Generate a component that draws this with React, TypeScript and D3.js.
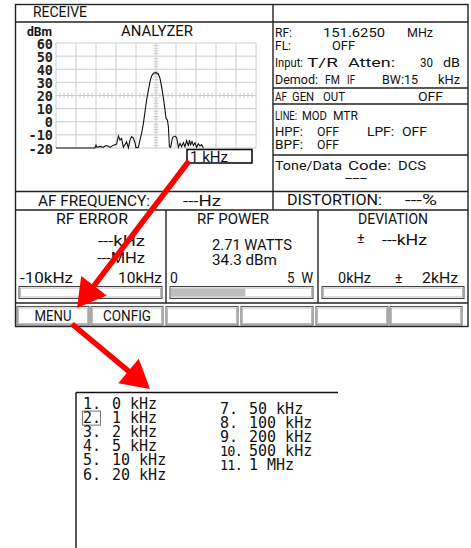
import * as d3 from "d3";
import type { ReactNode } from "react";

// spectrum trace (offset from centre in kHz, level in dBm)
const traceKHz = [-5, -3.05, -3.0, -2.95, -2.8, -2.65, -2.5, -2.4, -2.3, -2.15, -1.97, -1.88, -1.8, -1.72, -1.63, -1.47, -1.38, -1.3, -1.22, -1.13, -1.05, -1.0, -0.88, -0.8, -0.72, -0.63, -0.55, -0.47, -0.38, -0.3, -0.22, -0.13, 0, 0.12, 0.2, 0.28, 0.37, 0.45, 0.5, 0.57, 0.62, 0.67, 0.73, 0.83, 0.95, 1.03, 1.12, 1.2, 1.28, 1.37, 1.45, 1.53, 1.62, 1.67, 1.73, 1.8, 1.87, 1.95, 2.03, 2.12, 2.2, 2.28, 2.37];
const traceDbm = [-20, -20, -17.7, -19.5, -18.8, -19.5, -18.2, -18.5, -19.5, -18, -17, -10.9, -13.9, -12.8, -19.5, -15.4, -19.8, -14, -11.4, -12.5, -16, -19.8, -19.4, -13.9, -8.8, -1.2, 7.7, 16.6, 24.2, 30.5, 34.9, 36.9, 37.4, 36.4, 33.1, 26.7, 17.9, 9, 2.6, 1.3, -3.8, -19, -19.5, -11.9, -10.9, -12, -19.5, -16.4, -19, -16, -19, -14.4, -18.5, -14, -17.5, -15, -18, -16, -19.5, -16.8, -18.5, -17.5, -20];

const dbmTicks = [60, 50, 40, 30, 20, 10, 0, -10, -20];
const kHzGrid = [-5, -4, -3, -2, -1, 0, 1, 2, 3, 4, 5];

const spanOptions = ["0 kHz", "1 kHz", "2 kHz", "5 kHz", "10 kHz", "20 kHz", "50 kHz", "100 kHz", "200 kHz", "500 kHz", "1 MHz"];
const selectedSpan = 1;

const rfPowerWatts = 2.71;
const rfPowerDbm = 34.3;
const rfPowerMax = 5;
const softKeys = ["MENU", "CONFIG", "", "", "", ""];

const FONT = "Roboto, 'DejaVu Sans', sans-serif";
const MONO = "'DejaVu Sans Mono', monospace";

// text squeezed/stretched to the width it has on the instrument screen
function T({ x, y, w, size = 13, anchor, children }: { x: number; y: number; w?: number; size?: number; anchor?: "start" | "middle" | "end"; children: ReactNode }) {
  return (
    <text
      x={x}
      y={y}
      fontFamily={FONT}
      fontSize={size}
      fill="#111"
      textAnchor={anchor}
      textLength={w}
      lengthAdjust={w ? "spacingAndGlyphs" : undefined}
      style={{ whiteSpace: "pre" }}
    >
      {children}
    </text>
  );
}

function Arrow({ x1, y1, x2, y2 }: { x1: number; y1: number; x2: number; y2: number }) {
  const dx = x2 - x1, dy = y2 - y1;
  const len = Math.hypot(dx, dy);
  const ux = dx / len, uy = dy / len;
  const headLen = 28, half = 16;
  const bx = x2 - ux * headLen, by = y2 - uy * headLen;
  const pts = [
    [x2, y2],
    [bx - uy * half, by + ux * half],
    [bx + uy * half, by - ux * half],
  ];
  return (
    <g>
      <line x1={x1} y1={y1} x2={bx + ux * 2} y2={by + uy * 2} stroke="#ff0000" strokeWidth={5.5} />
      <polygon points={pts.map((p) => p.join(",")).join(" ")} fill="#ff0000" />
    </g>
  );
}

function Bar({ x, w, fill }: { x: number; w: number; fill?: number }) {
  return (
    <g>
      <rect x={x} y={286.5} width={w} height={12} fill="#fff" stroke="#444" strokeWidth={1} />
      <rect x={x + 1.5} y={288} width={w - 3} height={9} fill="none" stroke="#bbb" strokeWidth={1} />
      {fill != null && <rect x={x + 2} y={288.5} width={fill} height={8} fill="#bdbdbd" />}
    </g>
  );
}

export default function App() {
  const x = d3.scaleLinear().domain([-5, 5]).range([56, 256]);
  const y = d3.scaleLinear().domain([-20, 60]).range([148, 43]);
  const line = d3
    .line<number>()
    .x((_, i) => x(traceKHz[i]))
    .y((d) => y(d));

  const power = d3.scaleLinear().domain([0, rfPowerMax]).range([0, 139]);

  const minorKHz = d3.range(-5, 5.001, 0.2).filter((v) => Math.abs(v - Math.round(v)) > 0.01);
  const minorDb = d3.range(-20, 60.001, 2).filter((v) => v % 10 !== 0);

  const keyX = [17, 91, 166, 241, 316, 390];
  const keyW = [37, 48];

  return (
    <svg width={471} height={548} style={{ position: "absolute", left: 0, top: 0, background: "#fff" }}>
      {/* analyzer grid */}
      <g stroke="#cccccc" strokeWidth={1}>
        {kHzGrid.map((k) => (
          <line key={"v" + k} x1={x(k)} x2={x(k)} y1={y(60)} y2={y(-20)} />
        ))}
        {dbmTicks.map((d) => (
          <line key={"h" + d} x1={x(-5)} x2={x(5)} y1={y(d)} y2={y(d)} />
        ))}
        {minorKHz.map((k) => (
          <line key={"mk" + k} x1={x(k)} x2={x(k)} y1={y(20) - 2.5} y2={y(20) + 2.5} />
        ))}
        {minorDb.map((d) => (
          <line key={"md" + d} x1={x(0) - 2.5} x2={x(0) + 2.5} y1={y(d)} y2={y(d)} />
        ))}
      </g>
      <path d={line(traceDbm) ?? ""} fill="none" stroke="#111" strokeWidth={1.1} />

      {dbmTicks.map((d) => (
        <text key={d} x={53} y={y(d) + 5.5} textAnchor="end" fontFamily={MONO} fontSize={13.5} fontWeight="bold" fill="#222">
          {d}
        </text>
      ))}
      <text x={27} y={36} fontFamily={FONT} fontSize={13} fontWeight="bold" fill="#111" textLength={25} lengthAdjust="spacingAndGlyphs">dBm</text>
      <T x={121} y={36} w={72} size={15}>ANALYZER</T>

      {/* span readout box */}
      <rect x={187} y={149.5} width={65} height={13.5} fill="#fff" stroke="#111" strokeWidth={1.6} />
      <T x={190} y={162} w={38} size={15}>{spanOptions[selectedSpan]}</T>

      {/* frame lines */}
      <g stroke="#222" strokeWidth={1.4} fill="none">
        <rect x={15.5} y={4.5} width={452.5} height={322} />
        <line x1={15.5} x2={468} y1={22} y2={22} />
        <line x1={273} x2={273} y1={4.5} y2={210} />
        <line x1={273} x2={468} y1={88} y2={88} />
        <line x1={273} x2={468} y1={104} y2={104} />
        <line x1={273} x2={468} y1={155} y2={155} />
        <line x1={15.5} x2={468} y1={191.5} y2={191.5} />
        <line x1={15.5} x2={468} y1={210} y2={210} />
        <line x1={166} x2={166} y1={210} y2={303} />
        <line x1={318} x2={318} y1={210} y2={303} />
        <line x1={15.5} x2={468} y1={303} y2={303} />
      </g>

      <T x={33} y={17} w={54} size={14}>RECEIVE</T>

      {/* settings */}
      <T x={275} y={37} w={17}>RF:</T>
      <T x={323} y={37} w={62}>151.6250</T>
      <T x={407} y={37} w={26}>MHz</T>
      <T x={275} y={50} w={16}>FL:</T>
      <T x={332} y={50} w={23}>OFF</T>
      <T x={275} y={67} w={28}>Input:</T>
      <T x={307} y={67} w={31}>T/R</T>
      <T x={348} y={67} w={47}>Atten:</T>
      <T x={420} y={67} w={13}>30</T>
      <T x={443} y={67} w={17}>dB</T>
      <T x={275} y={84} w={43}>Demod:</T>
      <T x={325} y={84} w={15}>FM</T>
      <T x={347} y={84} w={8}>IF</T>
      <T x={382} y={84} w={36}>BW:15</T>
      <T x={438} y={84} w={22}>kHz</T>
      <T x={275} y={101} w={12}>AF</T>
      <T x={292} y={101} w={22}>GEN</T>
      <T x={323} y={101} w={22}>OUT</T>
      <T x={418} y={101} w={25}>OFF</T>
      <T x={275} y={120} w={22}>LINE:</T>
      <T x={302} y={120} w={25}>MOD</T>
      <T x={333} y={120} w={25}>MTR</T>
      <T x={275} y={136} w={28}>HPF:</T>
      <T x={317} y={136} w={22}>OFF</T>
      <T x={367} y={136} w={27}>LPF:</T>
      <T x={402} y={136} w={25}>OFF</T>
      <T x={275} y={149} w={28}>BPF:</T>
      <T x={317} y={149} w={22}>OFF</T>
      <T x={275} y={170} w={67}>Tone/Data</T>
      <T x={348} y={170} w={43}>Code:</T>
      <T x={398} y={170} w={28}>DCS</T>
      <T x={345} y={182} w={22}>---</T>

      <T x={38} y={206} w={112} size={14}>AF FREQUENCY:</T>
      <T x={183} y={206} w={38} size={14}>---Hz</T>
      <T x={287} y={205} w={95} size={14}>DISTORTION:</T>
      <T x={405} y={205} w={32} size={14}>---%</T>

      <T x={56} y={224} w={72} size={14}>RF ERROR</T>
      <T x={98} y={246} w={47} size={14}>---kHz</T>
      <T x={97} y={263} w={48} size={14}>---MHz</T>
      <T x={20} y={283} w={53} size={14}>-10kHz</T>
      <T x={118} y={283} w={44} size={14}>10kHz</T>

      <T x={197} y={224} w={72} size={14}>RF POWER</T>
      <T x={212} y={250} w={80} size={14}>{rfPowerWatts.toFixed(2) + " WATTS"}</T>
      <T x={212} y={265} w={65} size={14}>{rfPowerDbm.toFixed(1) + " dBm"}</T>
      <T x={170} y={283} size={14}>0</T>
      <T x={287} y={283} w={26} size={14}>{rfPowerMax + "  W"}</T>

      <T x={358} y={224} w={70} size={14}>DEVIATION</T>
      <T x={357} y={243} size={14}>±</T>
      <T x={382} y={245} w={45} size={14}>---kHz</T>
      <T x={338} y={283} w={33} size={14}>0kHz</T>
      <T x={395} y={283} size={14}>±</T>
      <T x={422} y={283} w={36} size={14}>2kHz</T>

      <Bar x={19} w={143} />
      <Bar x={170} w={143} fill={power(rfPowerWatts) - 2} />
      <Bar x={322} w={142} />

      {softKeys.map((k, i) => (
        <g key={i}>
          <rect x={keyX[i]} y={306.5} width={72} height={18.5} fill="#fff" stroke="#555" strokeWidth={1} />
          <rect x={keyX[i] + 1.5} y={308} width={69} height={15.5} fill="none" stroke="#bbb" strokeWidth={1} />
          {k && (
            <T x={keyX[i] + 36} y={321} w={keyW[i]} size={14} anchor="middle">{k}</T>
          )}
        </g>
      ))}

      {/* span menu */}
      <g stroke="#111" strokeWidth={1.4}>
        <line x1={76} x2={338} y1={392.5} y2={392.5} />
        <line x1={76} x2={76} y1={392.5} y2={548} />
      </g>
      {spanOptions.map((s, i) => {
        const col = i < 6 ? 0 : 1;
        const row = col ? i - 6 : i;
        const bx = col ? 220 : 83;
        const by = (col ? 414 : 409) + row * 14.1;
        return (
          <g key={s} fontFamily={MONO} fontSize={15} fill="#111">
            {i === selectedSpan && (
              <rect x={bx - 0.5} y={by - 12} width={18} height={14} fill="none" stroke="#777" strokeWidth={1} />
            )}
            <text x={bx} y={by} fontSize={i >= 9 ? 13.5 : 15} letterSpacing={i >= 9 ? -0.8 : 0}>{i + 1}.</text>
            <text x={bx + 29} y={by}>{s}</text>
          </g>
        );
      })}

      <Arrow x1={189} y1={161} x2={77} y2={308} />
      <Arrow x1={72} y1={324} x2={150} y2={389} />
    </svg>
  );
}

════

### DESCRIPTION OF THE TASK
Without the pictures, return the listing above from its first line through the line that has "1, 2, 3, 4, 5];".

### FULL RESPONSE
Generate a component that draws this with React, TypeScript and D3.js.
import * as d3 from "d3";
import type { ReactNode } from "react";

// spectrum trace (offset from centre in kHz, level in dBm)
const traceKHz = [-5, -3.05, -3.0, -2.95, -2.8, -2.65, -2.5, -2.4, -2.3, -2.15, -1.97, -1.88, -1.8, -1.72, -1.63, -1.47, -1.38, -1.3, -1.22, -1.13, -1.05, -1.0, -0.88, -0.8, -0.72, -0.63, -0.55, -0.47, -0.38, -0.3, -0.22, -0.13, 0, 0.12, 0.2, 0.28, 0.37, 0.45, 0.5, 0.57, 0.62, 0.67, 0.73, 0.83, 0.95, 1.03, 1.12, 1.2, 1.28, 1.37, 1.45, 1.53, 1.62, 1.67, 1.73, 1.8, 1.87, 1.95, 2.03, 2.12, 2.2, 2.28, 2.37];
const traceDbm = [-20, -20, -17.7, -19.5, -18.8, -19.5, -18.2, -18.5, -19.5, -18, -17, -10.9, -13.9, -12.8, -19.5, -15.4, -19.8, -14, -11.4, -12.5, -16, -19.8, -19.4, -13.9, -8.8, -1.2, 7.7, 16.6, 24.2, 30.5, 34.9, 36.9, 37.4, 36.4, 33.1, 26.7, 17.9, 9, 2.6, 1.3, -3.8, -19, -19.5, -11.9, -10.9, -12, -19.5, -16.4, -19, -16, -19, -14.4, -18.5, -14, -17.5, -15, -18, -16, -19.5, -16.8, -18.5, -17.5, -20];

const dbmTicks = [60, 50, 40, 30, 20, 10, 0, -10, -20];
const kHzGrid = [-5, -4, -3, -2, -1, 0, 1, 2, 3, 4, 5];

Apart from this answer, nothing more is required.